> [EXERCISE GOAL]
Pull out every line with the word "image".

> [DATA]
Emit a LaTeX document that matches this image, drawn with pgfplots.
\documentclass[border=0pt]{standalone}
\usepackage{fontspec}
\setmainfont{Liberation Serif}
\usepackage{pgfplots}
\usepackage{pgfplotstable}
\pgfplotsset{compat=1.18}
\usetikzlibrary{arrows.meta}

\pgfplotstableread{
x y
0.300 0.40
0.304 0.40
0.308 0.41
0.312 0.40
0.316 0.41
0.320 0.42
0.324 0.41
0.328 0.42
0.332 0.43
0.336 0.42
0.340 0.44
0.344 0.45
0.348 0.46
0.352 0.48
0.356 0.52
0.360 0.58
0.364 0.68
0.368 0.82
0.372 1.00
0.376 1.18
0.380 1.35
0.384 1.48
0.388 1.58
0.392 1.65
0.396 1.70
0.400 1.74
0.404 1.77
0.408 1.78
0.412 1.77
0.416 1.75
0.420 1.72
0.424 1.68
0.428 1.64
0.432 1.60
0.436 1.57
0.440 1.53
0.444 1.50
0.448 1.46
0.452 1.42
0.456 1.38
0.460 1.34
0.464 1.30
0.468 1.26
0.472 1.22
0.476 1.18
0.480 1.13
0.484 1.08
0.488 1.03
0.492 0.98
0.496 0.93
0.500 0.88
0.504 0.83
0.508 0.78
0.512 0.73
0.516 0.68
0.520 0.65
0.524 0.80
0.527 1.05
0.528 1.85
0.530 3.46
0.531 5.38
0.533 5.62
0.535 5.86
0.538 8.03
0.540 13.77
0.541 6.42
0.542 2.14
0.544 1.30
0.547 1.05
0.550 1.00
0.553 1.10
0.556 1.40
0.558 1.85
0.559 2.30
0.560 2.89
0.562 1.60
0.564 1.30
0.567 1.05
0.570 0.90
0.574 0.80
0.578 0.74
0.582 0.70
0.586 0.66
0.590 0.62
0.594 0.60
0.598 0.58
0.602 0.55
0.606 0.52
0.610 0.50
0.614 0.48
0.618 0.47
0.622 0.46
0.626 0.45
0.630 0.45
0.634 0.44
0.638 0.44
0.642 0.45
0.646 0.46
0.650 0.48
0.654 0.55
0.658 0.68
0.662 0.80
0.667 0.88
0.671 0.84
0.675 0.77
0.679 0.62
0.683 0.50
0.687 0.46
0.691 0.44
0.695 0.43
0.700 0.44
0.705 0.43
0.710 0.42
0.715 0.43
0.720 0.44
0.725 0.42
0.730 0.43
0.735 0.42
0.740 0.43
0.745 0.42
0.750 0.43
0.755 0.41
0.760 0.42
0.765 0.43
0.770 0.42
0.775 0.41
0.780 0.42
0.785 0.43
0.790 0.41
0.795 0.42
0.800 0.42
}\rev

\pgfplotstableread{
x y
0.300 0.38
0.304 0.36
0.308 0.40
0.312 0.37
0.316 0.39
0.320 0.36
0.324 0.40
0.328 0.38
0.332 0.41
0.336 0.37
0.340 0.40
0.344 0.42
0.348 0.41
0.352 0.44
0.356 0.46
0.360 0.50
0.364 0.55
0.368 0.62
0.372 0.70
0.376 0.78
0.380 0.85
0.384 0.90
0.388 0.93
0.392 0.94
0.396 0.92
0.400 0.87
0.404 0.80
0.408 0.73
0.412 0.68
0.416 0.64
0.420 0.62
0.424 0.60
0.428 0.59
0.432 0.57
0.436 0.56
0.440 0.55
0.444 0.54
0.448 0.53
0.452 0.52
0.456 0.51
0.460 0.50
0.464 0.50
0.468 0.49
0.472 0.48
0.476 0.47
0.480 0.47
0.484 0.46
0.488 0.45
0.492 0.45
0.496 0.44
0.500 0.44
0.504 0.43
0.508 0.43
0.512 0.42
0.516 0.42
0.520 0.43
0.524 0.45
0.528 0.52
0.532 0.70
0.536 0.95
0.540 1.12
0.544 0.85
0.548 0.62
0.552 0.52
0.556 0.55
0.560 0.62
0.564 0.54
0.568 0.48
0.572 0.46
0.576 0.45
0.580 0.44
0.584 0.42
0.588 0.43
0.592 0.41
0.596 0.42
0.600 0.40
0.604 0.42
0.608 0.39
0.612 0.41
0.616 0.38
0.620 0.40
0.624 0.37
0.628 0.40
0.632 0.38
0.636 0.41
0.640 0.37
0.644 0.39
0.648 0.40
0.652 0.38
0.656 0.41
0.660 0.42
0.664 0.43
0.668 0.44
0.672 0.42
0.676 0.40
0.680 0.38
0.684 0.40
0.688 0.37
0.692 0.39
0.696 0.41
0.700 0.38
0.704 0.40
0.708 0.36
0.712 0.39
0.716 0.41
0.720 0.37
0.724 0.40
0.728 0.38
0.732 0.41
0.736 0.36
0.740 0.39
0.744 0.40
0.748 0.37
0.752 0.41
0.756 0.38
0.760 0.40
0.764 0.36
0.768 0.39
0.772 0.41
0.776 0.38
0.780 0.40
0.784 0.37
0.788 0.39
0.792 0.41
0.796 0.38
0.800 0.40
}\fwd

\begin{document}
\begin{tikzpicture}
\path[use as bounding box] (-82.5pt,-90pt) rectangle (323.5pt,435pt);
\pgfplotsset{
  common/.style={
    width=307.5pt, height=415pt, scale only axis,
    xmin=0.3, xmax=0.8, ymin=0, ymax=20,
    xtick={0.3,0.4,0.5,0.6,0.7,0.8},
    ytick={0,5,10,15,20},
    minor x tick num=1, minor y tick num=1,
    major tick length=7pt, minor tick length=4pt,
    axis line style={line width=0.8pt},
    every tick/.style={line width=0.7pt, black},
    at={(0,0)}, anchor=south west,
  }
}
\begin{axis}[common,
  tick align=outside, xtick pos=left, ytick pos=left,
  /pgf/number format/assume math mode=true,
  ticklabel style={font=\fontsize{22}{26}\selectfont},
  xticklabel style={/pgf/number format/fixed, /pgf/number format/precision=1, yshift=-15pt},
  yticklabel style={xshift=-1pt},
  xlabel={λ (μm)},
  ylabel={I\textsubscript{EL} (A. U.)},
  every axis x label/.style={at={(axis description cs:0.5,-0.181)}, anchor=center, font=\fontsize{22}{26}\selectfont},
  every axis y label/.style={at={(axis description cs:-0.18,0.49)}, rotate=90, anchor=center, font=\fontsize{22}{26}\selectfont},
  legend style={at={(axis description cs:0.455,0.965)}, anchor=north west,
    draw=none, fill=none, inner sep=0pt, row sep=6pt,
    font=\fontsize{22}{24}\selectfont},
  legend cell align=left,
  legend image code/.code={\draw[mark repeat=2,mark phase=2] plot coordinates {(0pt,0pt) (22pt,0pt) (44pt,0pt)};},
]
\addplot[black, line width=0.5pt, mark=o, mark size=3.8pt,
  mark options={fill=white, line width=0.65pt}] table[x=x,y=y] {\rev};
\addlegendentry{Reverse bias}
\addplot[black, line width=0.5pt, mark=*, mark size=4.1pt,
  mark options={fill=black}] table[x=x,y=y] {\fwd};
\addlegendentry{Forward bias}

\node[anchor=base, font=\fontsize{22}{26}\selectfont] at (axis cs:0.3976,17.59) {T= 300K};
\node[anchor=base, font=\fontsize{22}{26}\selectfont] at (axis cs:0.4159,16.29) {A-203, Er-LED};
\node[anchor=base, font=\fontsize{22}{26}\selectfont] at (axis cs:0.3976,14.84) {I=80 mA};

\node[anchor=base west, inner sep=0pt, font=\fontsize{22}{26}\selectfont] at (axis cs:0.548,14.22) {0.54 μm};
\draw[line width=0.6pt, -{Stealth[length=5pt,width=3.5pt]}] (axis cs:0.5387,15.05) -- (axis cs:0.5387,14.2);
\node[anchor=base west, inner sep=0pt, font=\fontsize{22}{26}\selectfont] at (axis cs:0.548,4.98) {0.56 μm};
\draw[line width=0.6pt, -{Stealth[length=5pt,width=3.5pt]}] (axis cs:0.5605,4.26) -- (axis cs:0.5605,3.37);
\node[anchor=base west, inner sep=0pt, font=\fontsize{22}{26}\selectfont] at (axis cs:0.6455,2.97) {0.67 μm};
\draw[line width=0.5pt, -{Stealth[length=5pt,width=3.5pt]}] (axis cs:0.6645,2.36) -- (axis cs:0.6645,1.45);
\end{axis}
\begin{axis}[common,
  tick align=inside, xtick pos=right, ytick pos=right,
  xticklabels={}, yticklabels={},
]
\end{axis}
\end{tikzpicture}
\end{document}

> [RESULT BELOW]
Emit a LaTeX document that matches this image, drawn with pgfplots.
  legend image code/.code={\draw[mark repeat=2,mark phase=2] plot coordinates {(0pt,0pt) (22pt,0pt) (44pt,0pt)};},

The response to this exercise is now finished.